Yahoo’s constitutional challenge rests entirely on the alleged violation of the rights of third parties, but the Supreme Court has repeatedly held that “Fourth Amendment rights are personal rights which . . . may not be vicariously asserted.”

But here’s what’s interesting: Although the FISC ruled against Yahoo, forcing the company to comply with government data requests, it also rejected the Justice Department’s argument that Yahoo lacked legal basis to act on behalf of its users’ Fourth Amendment rights. Marc Zwillinger, counsel for Yahoo, wrote in a blog post Monday that if this argument had been upheld, the government would have had even more leeway to surveil people without the risk of judicial review. Wrote Zwillinger: “Surveillance orders under [the law] would have been unchallengeable by any party until the fruits of the surveillance were sought to be used against a defendant in a criminal case.”

A company’s right to challenge excessive requests for user data has since been codified in the 2008 FISA Amendments Act, which legalized warrantless wiretapping of suspected foreign agents outside the US. But the federal government has used other arguments to oppose surveillance restrictions. For instance, in Clapper v. Amnesty International, a 2013 case that challenged the basis of the FISA Amendments Act, a group of lawyers and journalists banded together to sue the government, arguing that the law hindered them from communicating effectively with clients, due to fear of being surveilled. The federal government, in turn, argued that the litigators had no basis for the suit, since they hadn’t yet been harmed by the law. The Supreme Court sided with the federal government in a 5-4 decision.
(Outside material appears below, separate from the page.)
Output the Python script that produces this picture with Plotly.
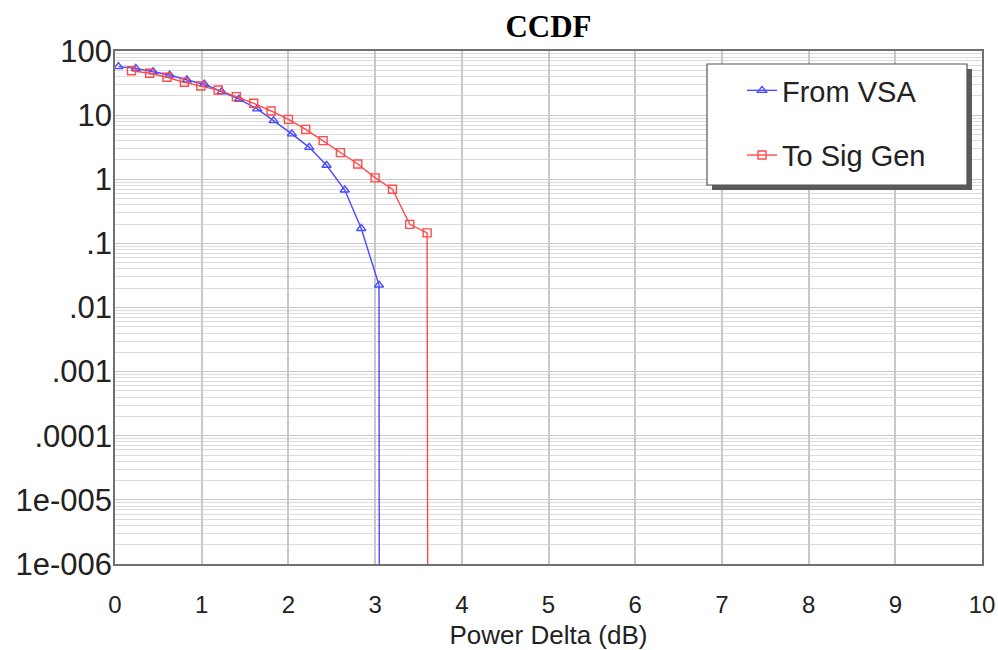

The two rulings suggest that the companies enlisted to surveil on the government’s behalf have more power to make constitutional challenges than do individuals, says Zwilliner. The Yahoo case gives internet service providers and telecom companies the right to contest government demands for data on surveillance targets before they hand over the data; the Amnesty case suggests surveillance targets can’t challenge surveillance until after the fact.